OBJECTIVE: Each line from the top of the listing through the one holding "-28.7, -28.1, -25.9]" should be restated word for word, with nothing added and no pictures.

GIVEN INFORMATION:
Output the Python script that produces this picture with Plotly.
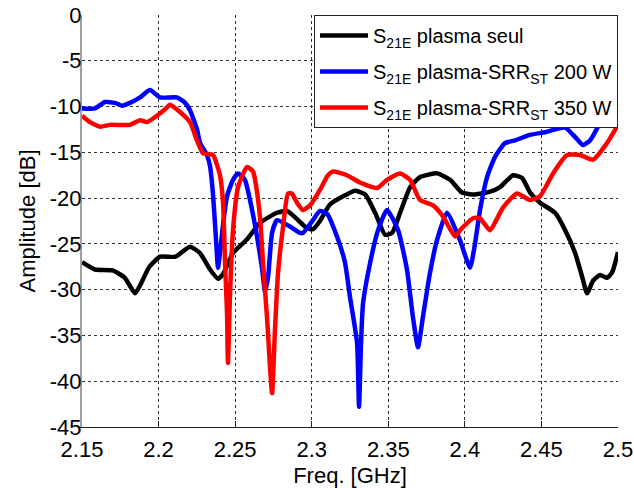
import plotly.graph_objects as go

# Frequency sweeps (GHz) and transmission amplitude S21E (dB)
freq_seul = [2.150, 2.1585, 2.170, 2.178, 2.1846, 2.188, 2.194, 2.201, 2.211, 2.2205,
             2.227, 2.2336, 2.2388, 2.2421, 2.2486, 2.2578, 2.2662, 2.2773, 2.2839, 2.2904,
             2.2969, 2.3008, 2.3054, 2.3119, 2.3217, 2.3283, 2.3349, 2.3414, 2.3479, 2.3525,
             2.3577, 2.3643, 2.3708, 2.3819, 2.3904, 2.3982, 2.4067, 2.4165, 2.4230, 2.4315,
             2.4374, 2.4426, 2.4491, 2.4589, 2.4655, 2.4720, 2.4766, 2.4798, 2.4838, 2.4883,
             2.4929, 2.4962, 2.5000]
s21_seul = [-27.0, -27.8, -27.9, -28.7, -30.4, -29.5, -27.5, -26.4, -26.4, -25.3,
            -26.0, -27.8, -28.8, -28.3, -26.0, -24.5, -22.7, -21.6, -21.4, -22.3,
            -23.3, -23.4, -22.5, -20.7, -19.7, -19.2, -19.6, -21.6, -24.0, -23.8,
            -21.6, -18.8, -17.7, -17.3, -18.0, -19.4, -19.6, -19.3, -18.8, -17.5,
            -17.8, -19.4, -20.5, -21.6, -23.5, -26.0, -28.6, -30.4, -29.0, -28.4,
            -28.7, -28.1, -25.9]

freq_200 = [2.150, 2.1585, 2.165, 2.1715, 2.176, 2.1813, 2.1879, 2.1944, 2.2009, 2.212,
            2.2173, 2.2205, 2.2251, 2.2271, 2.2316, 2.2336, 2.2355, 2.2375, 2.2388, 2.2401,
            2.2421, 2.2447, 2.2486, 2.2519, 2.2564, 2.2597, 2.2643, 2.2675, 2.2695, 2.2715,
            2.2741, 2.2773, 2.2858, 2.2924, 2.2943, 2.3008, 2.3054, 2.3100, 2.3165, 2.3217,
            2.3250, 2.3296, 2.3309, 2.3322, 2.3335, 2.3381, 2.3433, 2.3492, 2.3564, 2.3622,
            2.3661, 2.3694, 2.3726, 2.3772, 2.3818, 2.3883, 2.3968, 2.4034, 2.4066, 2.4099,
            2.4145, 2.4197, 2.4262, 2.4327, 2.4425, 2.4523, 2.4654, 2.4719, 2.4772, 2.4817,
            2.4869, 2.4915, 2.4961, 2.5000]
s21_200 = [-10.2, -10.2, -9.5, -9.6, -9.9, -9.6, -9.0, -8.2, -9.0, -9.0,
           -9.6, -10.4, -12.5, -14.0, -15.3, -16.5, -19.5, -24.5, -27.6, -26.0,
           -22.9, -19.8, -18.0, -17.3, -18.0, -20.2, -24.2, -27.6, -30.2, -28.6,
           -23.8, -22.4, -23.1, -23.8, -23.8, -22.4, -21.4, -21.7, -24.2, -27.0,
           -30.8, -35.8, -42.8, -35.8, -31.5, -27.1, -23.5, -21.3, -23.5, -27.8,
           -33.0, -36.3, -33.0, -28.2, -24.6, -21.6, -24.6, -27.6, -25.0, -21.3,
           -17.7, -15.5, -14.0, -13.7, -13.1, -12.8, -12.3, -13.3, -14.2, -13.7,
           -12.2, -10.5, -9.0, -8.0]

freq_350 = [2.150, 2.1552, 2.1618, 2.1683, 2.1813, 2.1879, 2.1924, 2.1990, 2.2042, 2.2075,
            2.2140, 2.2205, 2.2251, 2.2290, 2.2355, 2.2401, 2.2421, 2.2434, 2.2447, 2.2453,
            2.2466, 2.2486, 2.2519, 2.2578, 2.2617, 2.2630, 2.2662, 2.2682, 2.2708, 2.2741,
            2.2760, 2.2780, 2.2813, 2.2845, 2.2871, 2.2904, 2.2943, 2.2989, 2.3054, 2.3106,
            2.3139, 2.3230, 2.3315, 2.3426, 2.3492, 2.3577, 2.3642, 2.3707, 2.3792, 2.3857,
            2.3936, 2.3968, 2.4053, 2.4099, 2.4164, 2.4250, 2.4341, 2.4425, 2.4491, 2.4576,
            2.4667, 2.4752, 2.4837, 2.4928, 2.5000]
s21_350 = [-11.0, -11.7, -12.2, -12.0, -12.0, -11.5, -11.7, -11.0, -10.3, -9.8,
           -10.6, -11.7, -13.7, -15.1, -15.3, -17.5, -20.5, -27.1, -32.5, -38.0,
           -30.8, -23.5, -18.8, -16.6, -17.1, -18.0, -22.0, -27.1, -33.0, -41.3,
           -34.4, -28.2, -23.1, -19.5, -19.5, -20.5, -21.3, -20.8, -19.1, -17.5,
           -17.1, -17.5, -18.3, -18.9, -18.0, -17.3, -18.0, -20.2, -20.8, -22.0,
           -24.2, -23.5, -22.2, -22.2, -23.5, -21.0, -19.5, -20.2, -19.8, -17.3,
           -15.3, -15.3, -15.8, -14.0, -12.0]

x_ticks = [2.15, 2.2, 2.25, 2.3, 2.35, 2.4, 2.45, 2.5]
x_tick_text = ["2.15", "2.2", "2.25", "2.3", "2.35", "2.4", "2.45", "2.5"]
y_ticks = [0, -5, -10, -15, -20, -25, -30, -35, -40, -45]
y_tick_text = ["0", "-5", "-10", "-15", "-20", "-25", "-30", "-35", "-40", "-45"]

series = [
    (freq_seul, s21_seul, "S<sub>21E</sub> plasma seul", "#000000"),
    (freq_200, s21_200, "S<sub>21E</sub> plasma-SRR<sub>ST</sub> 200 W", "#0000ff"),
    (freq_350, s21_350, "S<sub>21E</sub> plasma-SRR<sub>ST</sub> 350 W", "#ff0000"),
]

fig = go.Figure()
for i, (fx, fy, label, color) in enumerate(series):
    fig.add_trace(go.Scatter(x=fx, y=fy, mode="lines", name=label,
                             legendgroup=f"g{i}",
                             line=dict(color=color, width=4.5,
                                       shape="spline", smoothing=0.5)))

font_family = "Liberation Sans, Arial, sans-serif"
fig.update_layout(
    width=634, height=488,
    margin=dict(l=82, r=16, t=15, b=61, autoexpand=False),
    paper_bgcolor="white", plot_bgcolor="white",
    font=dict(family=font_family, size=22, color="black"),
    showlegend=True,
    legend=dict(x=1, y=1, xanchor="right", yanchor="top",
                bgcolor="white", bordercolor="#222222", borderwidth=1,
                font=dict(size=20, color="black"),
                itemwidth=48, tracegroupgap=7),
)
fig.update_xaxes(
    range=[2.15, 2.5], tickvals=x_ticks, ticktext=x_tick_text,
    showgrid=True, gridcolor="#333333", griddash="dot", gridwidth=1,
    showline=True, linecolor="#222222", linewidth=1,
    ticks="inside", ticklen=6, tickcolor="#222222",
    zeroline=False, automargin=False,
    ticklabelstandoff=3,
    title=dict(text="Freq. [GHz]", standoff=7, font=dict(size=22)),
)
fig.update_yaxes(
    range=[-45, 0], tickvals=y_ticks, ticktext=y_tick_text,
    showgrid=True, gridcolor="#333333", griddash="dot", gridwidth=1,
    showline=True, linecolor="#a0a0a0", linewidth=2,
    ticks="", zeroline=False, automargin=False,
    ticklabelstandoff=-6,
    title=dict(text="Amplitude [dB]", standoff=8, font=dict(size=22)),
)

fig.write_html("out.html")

IN RESPONSE:
Output the Python script that produces this picture with Plotly.
import plotly.graph_objects as go

# Frequency sweeps (GHz) and transmission amplitude S21E (dB)
freq_seul = [2.150, 2.1585, 2.170, 2.178, 2.1846, 2.188, 2.194, 2.201, 2.211, 2.2205,
             2.227, 2.2336, 2.2388, 2.2421, 2.2486, 2.2578, 2.2662, 2.2773, 2.2839, 2.2904,
             2.2969, 2.3008, 2.3054, 2.3119, 2.3217, 2.3283, 2.3349, 2.3414, 2.3479, 2.3525,
             2.3577, 2.3643, 2.3708, 2.3819, 2.3904, 2.3982, 2.4067, 2.4165, 2.4230, 2.4315,
             2.4374, 2.4426, 2.4491, 2.4589, 2.4655, 2.4720, 2.4766, 2.4798, 2.4838, 2.4883,
             2.4929, 2.4962, 2.5000]
s21_seul = [-27.0, -27.8, -27.9, -28.7, -30.4, -29.5, -27.5, -26.4, -26.4, -25.3,
            -26.0, -27.8, -28.8, -28.3, -26.0, -24.5, -22.7, -21.6, -21.4, -22.3,
            -23.3, -23.4, -22.5, -20.7, -19.7, -19.2, -19.6, -21.6, -24.0, -23.8,
            -21.6, -18.8, -17.7, -17.3, -18.0, -19.4, -19.6, -19.3, -18.8, -17.5,
            -17.8, -19.4, -20.5, -21.6, -23.5, -26.0, -28.6, -30.4, -29.0, -28.4,
            -28.7, -28.1, -25.9]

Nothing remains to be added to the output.